▸ **Task prompt**
Write out the whole listing word for word.

▸ **Collected data**
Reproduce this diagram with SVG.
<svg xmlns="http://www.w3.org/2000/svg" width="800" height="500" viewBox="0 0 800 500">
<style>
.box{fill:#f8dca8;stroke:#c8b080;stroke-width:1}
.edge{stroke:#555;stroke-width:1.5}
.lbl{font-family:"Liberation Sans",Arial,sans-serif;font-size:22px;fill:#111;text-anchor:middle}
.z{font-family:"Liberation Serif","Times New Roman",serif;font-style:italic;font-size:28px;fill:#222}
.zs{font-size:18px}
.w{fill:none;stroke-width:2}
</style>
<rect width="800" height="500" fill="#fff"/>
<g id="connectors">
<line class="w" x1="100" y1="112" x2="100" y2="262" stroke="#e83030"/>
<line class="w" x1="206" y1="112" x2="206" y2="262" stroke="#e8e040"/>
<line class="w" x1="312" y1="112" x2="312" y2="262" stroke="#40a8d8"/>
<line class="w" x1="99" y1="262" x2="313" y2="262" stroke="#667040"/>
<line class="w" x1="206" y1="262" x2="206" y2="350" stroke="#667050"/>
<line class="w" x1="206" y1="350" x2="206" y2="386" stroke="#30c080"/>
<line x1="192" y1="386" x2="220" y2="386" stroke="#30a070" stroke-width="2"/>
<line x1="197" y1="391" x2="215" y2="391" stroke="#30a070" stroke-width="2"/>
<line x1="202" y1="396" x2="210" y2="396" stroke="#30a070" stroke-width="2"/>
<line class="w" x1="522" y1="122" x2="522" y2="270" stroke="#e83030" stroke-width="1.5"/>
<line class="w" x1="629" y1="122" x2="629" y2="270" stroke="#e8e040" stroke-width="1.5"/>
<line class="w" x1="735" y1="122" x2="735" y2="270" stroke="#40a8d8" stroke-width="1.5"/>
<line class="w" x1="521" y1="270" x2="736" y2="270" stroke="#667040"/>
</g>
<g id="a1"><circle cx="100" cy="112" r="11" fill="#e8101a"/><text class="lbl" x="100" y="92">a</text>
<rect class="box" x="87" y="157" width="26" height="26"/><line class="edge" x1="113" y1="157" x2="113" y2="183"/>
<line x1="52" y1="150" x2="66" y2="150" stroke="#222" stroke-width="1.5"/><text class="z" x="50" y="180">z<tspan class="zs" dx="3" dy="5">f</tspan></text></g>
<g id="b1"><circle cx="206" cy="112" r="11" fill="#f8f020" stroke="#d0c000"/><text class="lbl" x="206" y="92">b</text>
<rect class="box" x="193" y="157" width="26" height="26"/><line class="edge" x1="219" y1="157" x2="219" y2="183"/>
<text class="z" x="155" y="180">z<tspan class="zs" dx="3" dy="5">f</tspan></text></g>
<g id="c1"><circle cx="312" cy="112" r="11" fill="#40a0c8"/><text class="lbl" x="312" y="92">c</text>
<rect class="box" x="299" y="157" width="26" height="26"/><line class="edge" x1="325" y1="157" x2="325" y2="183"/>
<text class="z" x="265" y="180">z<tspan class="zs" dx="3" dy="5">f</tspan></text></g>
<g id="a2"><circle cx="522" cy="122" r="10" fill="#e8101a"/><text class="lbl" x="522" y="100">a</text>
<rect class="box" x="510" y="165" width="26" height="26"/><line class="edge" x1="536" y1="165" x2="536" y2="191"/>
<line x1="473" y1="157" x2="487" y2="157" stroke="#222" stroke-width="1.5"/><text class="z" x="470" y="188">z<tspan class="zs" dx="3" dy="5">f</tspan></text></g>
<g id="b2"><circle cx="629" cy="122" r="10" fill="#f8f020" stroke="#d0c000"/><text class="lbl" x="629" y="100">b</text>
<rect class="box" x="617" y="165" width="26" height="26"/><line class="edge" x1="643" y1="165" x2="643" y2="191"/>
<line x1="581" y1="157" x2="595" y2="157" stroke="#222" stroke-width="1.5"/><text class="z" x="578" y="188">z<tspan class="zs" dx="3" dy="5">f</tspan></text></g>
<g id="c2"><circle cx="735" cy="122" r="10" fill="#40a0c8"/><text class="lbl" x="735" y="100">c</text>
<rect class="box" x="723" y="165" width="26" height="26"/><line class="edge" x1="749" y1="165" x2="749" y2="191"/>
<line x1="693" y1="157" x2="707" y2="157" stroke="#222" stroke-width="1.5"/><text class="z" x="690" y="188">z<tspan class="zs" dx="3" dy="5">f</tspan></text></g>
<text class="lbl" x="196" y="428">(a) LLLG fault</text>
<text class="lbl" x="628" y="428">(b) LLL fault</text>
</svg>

▸ **Answer for the task**
Reproduce this diagram with SVG.
<svg xmlns="http://www.w3.org/2000/svg" width="800" height="500" viewBox="0 0 800 500">
<style>
.box{fill:#f8dca8;stroke:#c8b080;stroke-width:1}
.edge{stroke:#555;stroke-width:1.5}
.lbl{font-family:"Liberation Sans",Arial,sans-serif;font-size:22px;fill:#111;text-anchor:middle}
.z{font-family:"Liberation Serif","Times New Roman",serif;font-style:italic;font-size:28px;fill:#222}
.zs{font-size:18px}
.w{fill:none;stroke-width:2}
</style>
<rect width="800" height="500" fill="#fff"/>
<g id="connectors">
<line class="w" x1="100" y1="112" x2="100" y2="262" stroke="#e83030"/>
<line class="w" x1="206" y1="112" x2="206" y2="262" stroke="#e8e040"/>
<line class="w" x1="312" y1="112" x2="312" y2="262" stroke="#40a8d8"/>
<line class="w" x1="99" y1="262" x2="313" y2="262" stroke="#667040"/>
<line class="w" x1="206" y1="262" x2="206" y2="350" stroke="#667050"/>
<line class="w" x1="206" y1="350" x2="206" y2="386" stroke="#30c080"/>
<line x1="192" y1="386" x2="220" y2="386" stroke="#30a070" stroke-width="2"/>
<line x1="197" y1="391" x2="215" y2="391" stroke="#30a070" stroke-width="2"/>
<line x1="202" y1="396" x2="210" y2="396" stroke="#30a070" stroke-width="2"/>
<line class="w" x1="522" y1="122" x2="522" y2="270" stroke="#e83030" stroke-width="1.5"/>
<line class="w" x1="629" y1="122" x2="629" y2="270" stroke="#e8e040" stroke-width="1.5"/>
<line class="w" x1="735" y1="122" x2="735" y2="270" stroke="#40a8d8" stroke-width="1.5"/>
<line class="w" x1="521" y1="270" x2="736" y2="270" stroke="#667040"/>
</g>
<g id="a1"><circle cx="100" cy="112" r="11" fill="#e8101a"/><text class="lbl" x="100" y="92">a</text>
<rect class="box" x="87" y="157" width="26" height="26"/><line class="edge" x1="113" y1="157" x2="113" y2="183"/>
<line x1="52" y1="150" x2="66" y2="150" stroke="#222" stroke-width="1.5"/><text class="z" x="50" y="180">z<tspan class="zs" dx="3" dy="5">f</tspan></text></g>
<g id="b1"><circle cx="206" cy="112" r="11" fill="#f8f020" stroke="#d0c000"/><text class="lbl" x="206" y="92">b</text>
<rect class="box" x="193" y="157" width="26" height="26"/><line class="edge" x1="219" y1="157" x2="219" y2="183"/>
<text class="z" x="155" y="180">z<tspan class="zs" dx="3" dy="5">f</tspan></text></g>
<g id="c1"><circle cx="312" cy="112" r="11" fill="#40a0c8"/><text class="lbl" x="312" y="92">c</text>
<rect class="box" x="299" y="157" width="26" height="26"/><line class="edge" x1="325" y1="157" x2="325" y2="183"/>
<text class="z" x="265" y="180">z<tspan class="zs" dx="3" dy="5">f</tspan></text></g>
<g id="a2"><circle cx="522" cy="122" r="10" fill="#e8101a"/><text class="lbl" x="522" y="100">a</text>
<rect class="box" x="510" y="165" width="26" height="26"/><line class="edge" x1="536" y1="165" x2="536" y2="191"/>
<line x1="473" y1="157" x2="487" y2="157" stroke="#222" stroke-width="1.5"/><text class="z" x="470" y="188">z<tspan class="zs" dx="3" dy="5">f</tspan></text></g>
<g id="b2"><circle cx="629" cy="122" r="10" fill="#f8f020" stroke="#d0c000"/><text class="lbl" x="629" y="100">b</text>
<rect class="box" x="617" y="165" width="26" height="26"/><line class="edge" x1="643" y1="165" x2="643" y2="191"/>
<line x1="581" y1="157" x2="595" y2="157" stroke="#222" stroke-width="1.5"/><text class="z" x="578" y="188">z<tspan class="zs" dx="3" dy="5">f</tspan></text></g>
<g id="c2"><circle cx="735" cy="122" r="10" fill="#40a0c8"/><text class="lbl" x="735" y="100">c</text>
<rect class="box" x="723" y="165" width="26" height="26"/><line class="edge" x1="749" y1="165" x2="749" y2="191"/>
<line x1="693" y1="157" x2="707" y2="157" stroke="#222" stroke-width="1.5"/><text class="z" x="690" y="188">z<tspan class="zs" dx="3" dy="5">f</tspan></text></g>
<text class="lbl" x="196" y="428">(a) LLLG fault</text>
<text class="lbl" x="628" y="428">(b) LLL fault</text>
</svg>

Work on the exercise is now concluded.